■ **Given problem**
Retype the lines beneath this one, from the first through the line containing "7, 7, 7, 6, 6]". Pictures are left out.

■ **Records**
=======

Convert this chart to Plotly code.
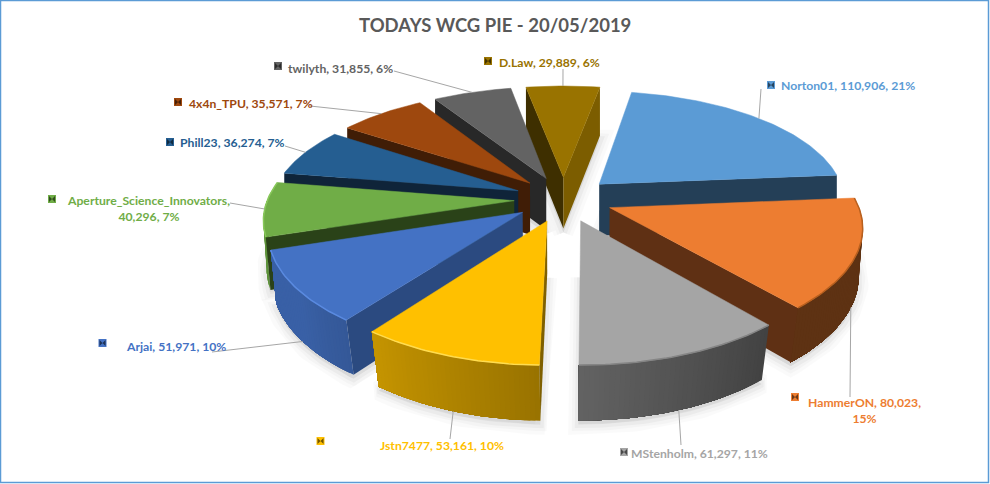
import numpy as np
import plotly.graph_objects as go

names = ["Norton01", "HammerON", "MStenholm", "Jstn7477", "Arjai", "Aperture_Science_Innovators",
         "Phill23", "4x4n_TPU", "twilyth", "D.Law"]
scores = [110906, 80023, 61297, 53161, 51971, 40296, 36274, 35571, 31855, 29889]
percents = [21, 15, 11, 10, 10, 7, 7, 7, 6, 6]

top_colors = ["#5B9BD5", "#ED7D31", "#A5A5A5", "#FFC000", "#4472C4", "#70AD47", "#255E91", "#9E480E", "#636363", "#997300"]
wall_start = ["#243F57", "#5F3014", "#404040", "#7F6000", "#2B4A80", "#2A4218", "#0F2439", "#401D06", "#282828", "#3E2F00"]
wall_end = ["#243F57", "#5F3014", "#666666", "#7F6000", "#2B4A80", "#2A4218", "#0F2439", "#401D06", "#282828", "#7C5D00"]
rim_colors = ["#5B9BD5", "#B8601F", "#858585", "#FFDC50", "#5A8AE0", "#88C85A", "#255E91", "#9E480E", "#636363", "#997300"]
label_colors = ["#5B9BD5", "#ED7D31", "#A5A5A5", "#FFC000", "#4472C4", "#70AD47", "#255E91", "#9E480E", "#636363", "#997300"]

# label placement, in picture pixels (centre of text)
label_x = [847.5, 864.5, 699, 442, 175.5, 148, 232, 250.5, 340.5, 549]
label_y = [85, 410, 453, 445, 346, 208, 142, 103, 68, 62]
key_x = [771, 795, 624, 320.5, 102.5, 52, 170, 178, 278, 488]
key_y = [85, 397, 452, 441, 343, 199, 142, 102, 66, 61]
leader_x = [761, 850, 681, 450, 212, 230, 285, 310, 394, 563]
leader_y = [89, 397, 445, 439, 352, 203, 146, 106, 71, 69]

title_text = "TODAYS WCG PIE - 20/05/2019"

# pie geometry
CX, CY = 563.5, 199
A, B = 246.5, 112.6
KX, KY = 0.145, 0.163
EXPLODE = 0.2
START_ANGLE = 10


def project(x, y, lower=False):
    x, y = np.asarray(x, float), np.asarray(y, float)
    sx, sy = A * x / (1 + KX * y), -B * y / (1 + KY * y)
    if lower:
        sx = sx * (1 - 0.03 * np.clip(0.2 - y, 0, None))
        sy = sy + 52 - 3 * y
    return CX + sx, CY + sy


def polygon(fig, xs, ys, color, line_width=0.0):
    fig.add_trace(go.Scatter(x=xs, y=ys, mode="lines", fill="toself", fillcolor=color,
                             line={"color": color, "width": line_width},
                             hoverinfo="skip", showlegend=False))


def shade(hex_color, factor):
    rgb = [int(hex_color[i:i + 2], 16) for i in (1, 3, 5)]
    return "rgb({},{},{})".format(*[int(min(255, c * factor)) for c in rgb])


def arc_factor(deg):
    return float(np.clip(0.4 + (deg - 139) * 0.0048, 0.4, 0.85))


fractions = np.array(scores) / sum(scores)
edges = START_ANGLE + np.concatenate([[0], np.cumsum(fractions)]) * 360
mids = (edges[:-1] + edges[1:]) / 2

fig = go.Figure()

# paint from the back of the pie to the front
order = np.argsort(-np.cos(np.radians(mids)))
for i in order:
    ex = EXPLODE * np.sin(np.radians(mids[i]))
    ey = EXPLODE * np.cos(np.radians(mids[i]))
    deg = np.linspace(edges[i], edges[i + 1], max(int(edges[i + 1] - edges[i]) + 1, 8))
    arc_x = ex + np.sin(np.radians(deg))
    arc_y = ey + np.cos(np.radians(deg))

    top_x, top_y = project(arc_x, arc_y)
    low_x, low_y = project(arc_x, arc_y, lower=True)
    tip_x, tip_y = project(ex, ey)
    tip_lx, tip_ly = project(ex, ey, lower=True)

    # soft shadow under the slice
    for width, alpha in [(20, 0.018), (13, 0.025), (7, 0.035)]:
        fig.add_trace(go.Scatter(x=np.r_[tip_lx, low_x, tip_lx], y=np.r_[tip_ly, low_y, tip_ly] + 4,
                                 mode="lines", fill="toself", fillcolor=f"rgba(0,0,0,{alpha})",
                                 line={"color": f"rgba(0,0,0,{alpha})", "width": width},
                                 hoverinfo="skip", showlegend=False))

    # outer wall: only the part facing the viewer. Each polygon runs to the end of
    # the arc and the next one paints over it, which leaves no seams between shades
    facing = np.where(np.cos(np.radians(deg)) < 0.02)[0]
    for j in facing[:-1]:
        rest = facing[facing >= j]
        polygon(fig, np.r_[top_x[rest], low_x[rest][::-1]], np.r_[top_y[rest], low_y[rest][::-1]],
                shade(top_colors[i], arc_factor((deg[j] + deg[j + 1]) / 2)))

    # radial walls, where they face the viewer
    if np.sin(np.radians(edges[i])) < 0:
        polygon(fig, [tip_x, top_x[0], low_x[0], tip_lx, tip_x], [tip_y, top_y[0], low_y[0], tip_ly, tip_y], wall_start[i])
    if np.sin(np.radians(edges[i + 1])) > 0:
        polygon(fig, [tip_x, top_x[-1], low_x[-1], tip_lx, tip_x], [tip_y, top_y[-1], low_y[-1], tip_ly, tip_y], wall_end[i])

    # top face
    polygon(fig, np.r_[tip_x, top_x, tip_x], np.r_[tip_y, top_y, tip_y], top_colors[i], 0.5)

    # bevel along the front of the rim
    front = arc_y < 0.15
    if front.any():
        fig.add_trace(go.Scatter(x=top_x[front], y=top_y[front], mode="lines",
                                 line={"color": rim_colors[i], "width": 1.5},
                                 hoverinfo="skip", showlegend=False))

# leader lines end on the slice's bisector
for i in range(len(names)):
    ex = (EXPLODE + 1) * np.sin(np.radians(mids[i]))
    ey = (EXPLODE + 1) * np.cos(np.radians(mids[i]))
    on_front = ey < -0.3
    px, py = project(ex, ey, lower=on_front)
    fig.add_trace(go.Scatter(x=[leader_x[i], float(px)], y=[leader_y[i], float(py)], mode="lines",
                             line={"color": "#A6A6A6", "width": 1}, hoverinfo="skip", showlegend=False))

# legend keys
for i in range(len(names)):
    fig.add_trace(go.Scatter(x=[key_x[i]], y=[key_y[i]], mode="markers",
                             marker={"symbol": "square", "size": 8, "color": top_colors[i]},
                             hoverinfo="skip", showlegend=False))
    fig.add_trace(go.Scatter(x=[key_x[i]], y=[key_y[i]], mode="markers",
                             marker={"symbol": "bowtie", "size": 6, "color": shade(top_colors[i], 0.45)},
                             hoverinfo="skip", showlegend=False))

annotations = []
for i in range(len(names)):
    text = f"{names[i]}, {scores[i]:,}, {percents[i]}%"
    if i == 1:
        text = f"{names[i]}, {scores[i]:,},<br>{percents[i]}%"
    if i == 5:
        text = f"{names[i]},<br>{scores[i]:,}, {percents[i]}%"
    annotations.append({"x": label_x[i], "y": label_y[i], "text": text, "showarrow": False,
                        "xanchor": "center", "yanchor": "middle", "align": "center",
                        "font": {"family": "Lato", "size": 12.2, "color": label_colors[i], "weight": "bold"}})

fig.update_layout(
    width=990,
    height=484,
    margin={"l": 0, "r": 0, "t": 0, "b": 0},
    paper_bgcolor="white",
    plot_bgcolor="white",
    showlegend=False,
    xaxis={"range": [0, 990], "visible": False},
    yaxis={"range": [484, 0], "visible": False},
    annotations=annotations + [{"x": 495, "y": 25, "text": title_text, "showarrow": False,
                                "xanchor": "center", "yanchor": "middle",
                                "font": {"family": "Lato", "size": 18.5, "color": "#595959", "weight": "bold"}}],
    shapes=[{"type": "rect", "x0": 0.5, "y0": 0.5, "x1": 988.5, "y1": 482.5,
             "line": {"color": "#5B9BD5", "width": 1.5}}],
)

fig.write_html("out.html", config={"displayModeBar": False}, post_script="document.body.style.margin='0';")
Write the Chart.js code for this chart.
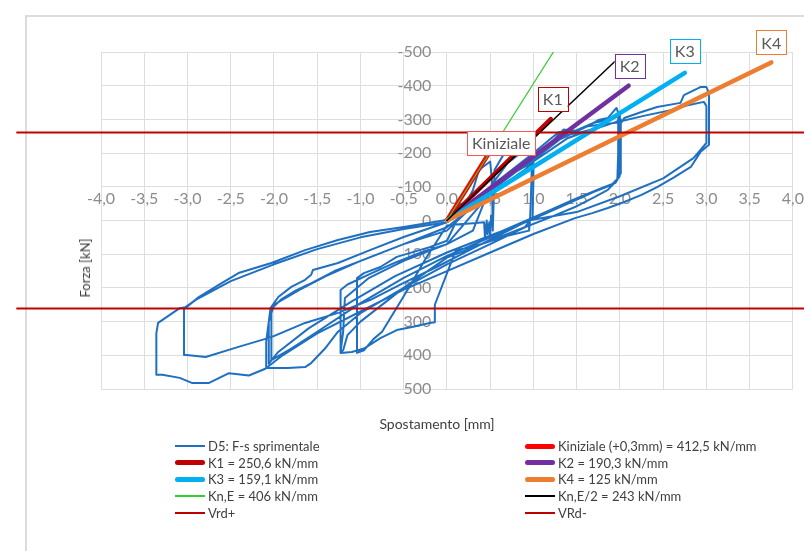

=======

■ **Final answer**
Convert this chart to Plotly code.
import numpy as np
import plotly.graph_objects as go

names = ["Norton01", "HammerON", "MStenholm", "Jstn7477", "Arjai", "Aperture_Science_Innovators",
         "Phill23", "4x4n_TPU", "twilyth", "D.Law"]
scores = [110906, 80023, 61297, 53161, 51971, 40296, 36274, 35571, 31855, 29889]
percents = [21, 15, 11, 10, 10, 7, 7, 7, 6, 6]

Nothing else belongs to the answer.